28 Şubat 2012 Salı

Aslında fena halde saçma sapan şeyler yazmak ihtiyacındaydım. Kendime bir adet Füruzan kitabı almıştım, ilk baskısı 1972, doğumumdan bir yıl önce. Bu bende acaip bir yazma isteği doğurmuştu, oysa o kadar yorgundum ki. 15 dakika mesafedeki işyerine bir buçuk saatte ve pek çılgın manevralarla ancak ulaşabilmiştim.
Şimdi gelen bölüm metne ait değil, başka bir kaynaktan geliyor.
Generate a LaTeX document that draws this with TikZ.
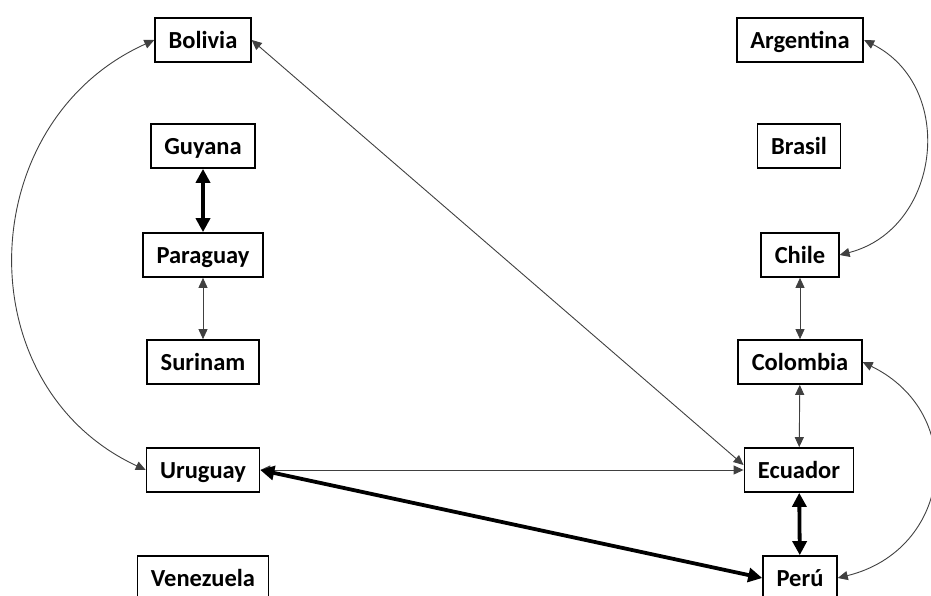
\documentclass[tikz,border=0pt]{standalone}
\usepackage{fontspec}
\setmainfont{Carlito}
\usetikzlibrary{arrows.meta}
\begin{document}
\begin{tikzpicture}[x=1pt,y=-1pt,
  country/.style={draw=black, line width=1.7pt, inner xsep=13.5pt, inner ysep=0pt,
    minimum height=44pt, text height=16.5pt, text depth=0pt,
    font=\fontsize{24.5}{28}\selectfont\bfseries, text=black},
  thinlink/.style={draw=black!75, line width=0.9pt,
    {Triangle[length=10pt,width=9pt]}-{Triangle[length=10pt,width=9pt]}},
  thicklink/.style={draw=black, line width=3.8pt,
    {Triangle[length=14pt,width=14pt]}-{Triangle[length=14pt,width=14pt]}}]
\useasboundingbox (0,0) rectangle (931,596);

% left column
\node[country] (bol) at (203,40)  {Bolivia};
\node[country] (guy) at (203,146) {Guyana};
\node[country] (par) at (203,255) {Paraguay};
\node[country] (sur) at (203,362) {Surinam};
\node[country] (uru) at (203,470) {Uruguay};
\node[country] (ven) at (203,578) {Venezuela};

% right column
\node[country] (arg) at (800,40)  {Argentina};
\node[country] (bra) at (799,146) {Brasil};
\node[country] (chi) at (800,255) {Chile};
\node[country] (col) at (800,362) {Colombia};
\node[country] (ecu) at (799,470) {Ecuador};
\node[country] (per) at (800,578) {Perú};

% straight links
\draw[thicklink] (guy) -- (par);
\draw[thinlink] (par) -- (sur);
\draw[thinlink] (chi) -- (col);
\draw[thinlink] (col) -- (ecu);
\draw[thicklink] (ecu) -- (per);
\draw[thinlink] (bol.east) -- ([yshift=5pt]ecu.west);
\draw[thinlink] (uru.east) -- (ecu.west);
\draw[thicklink] (uru.east) -- (per.west);

% curved links
\draw[thinlink] (uru.west) .. controls +(-181,-84) and +(-182,82) .. (bol.west);
\draw[thinlink] (arg.east) .. controls +(93,47) and +(101,-26) .. (chi.east);
\draw[thinlink] (col.east) .. controls +(106,52) and +(114,-28) .. (per.east);
\end{tikzpicture}
\end{document}
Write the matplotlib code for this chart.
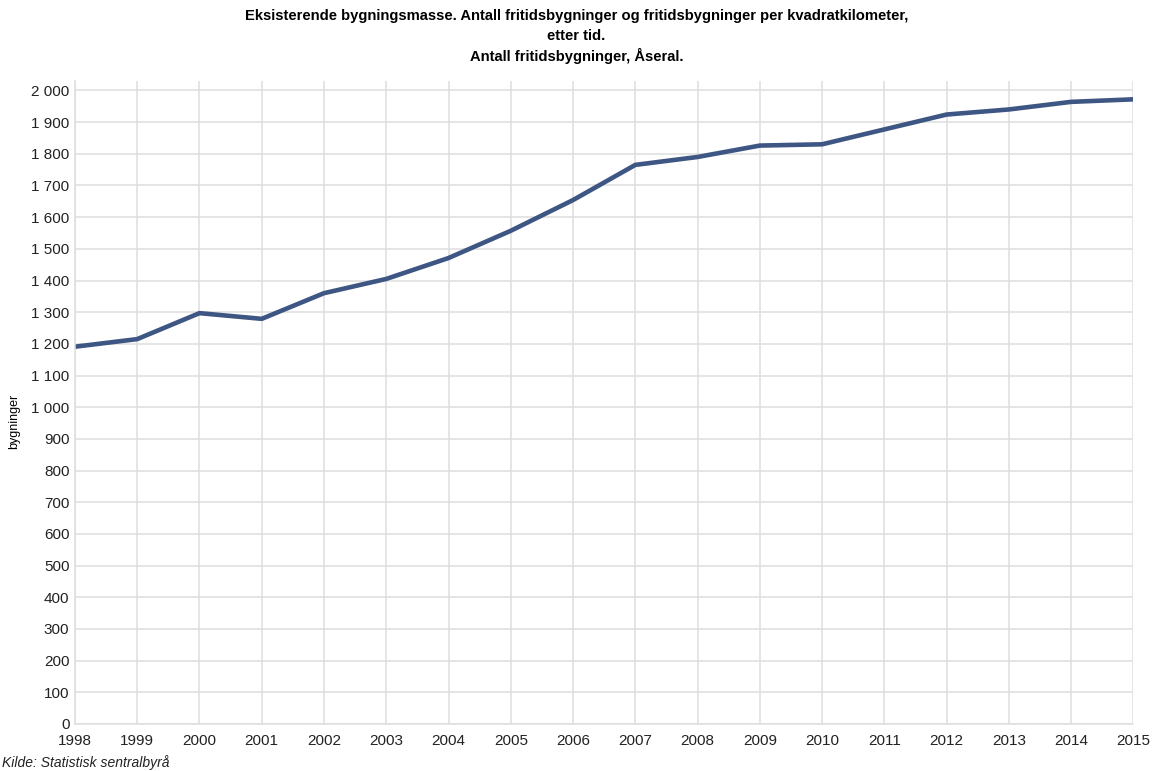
import matplotlib.pyplot as plt
from matplotlib.ticker import FuncFormatter

years = list(range(1998, 2016))
buildings = [1191, 1215, 1297, 1279, 1360, 1405, 1471, 1557, 1654, 1765,
             1790, 1826, 1830, 1877, 1924, 1940, 1964, 1972]

title_lines = ["Eksisterende bygningsmasse. Antall fritidsbygninger og fritidsbygninger per kvadratkilometer,",
               "etter tid.",
               "Antall fritidsbygninger, Åseral."]
source = "Kilde: Statistisk sentralbyrå"

plt.rcParams['font.family'] = ['Liberation Sans', 'DejaVu Sans']

fig = plt.figure(figsize=(11.53, 7.71), dpi=100)
ax = fig.add_axes([0.065, 0.061, 0.918, 0.834])

ax.plot(years, buildings, color='#3e5683', lw=3.3, solid_capstyle='butt')

ax.set_xlim(1998, 2015)
ax.set_ylim(0, 2030)
ax.set_xticks(years)
ax.set_yticks(range(0, 2001, 100))
ax.yaxis.set_major_formatter(FuncFormatter(lambda v, p: f"{int(v):,}".replace(",", " ")))
ax.grid(True, color='#dedede', lw=1.1)
ax.set_axisbelow(True)
ax.tick_params(length=0, labelsize=11, colors='#222222', pad=4)
ax.tick_params(axis='x', pad=7)

for s in ['top', 'right']:
    ax.spines[s].set_visible(False)
for s in ['left', 'bottom']:
    ax.spines[s].set_color('#dedede')
    ax.spines[s].set_linewidth(1.1)

ax.set_ylabel("bygninger", fontsize=9, labelpad=6)
ax.yaxis.set_label_coords(-0.052, 0.47)

narrow = ['Liberation Sans Narrow', 'Liberation Sans', 'DejaVu Sans']
for i, line in enumerate(title_lines):
    fig.text(0.5, 1 - (16 + i * 20) / 771, line, ha='center', va='center',
             fontsize=10.6, fontweight='bold', family=narrow)

fig.text(0.002, 1 - 763 / 771, source, ha='left', va='center',
         fontsize=10, style='italic', color='#222222')

fig.savefig("out.png", dpi=100)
Dönüş daha uzun ve yıpratıcıydı, yağmur vardı, kafam iş yerinde hazırladığım rapordaydı ve beynim erimiş, klavyenin üzerinde minik pıhtıcıklar halinde yayılmış gibi geliyordu. Sevdiğim adamı özlemiştim ve o çok uzaklardaydı. Sabahın erken saatlerinde sevgili güzide komşum "cep telefonunla ablamı arayabilirmiyim?" demek yerine 2 saat bu sonuca gidecek bir girizgah yapmıştı ki artık karşısında felç olduğum bir anda güçlükle telefonumu uzatıp arasana demiştim. Üstelik Şubat soğuğu dehşet bir rüzgarla açık pencereden odaya doluyordu. Yorgunluğumla yazma isteğim çatışıp duruyor beni daha da güçsüzleştiriyordu. En iyisi ertelemekti. Oturdum.Efendice okumaya başladım.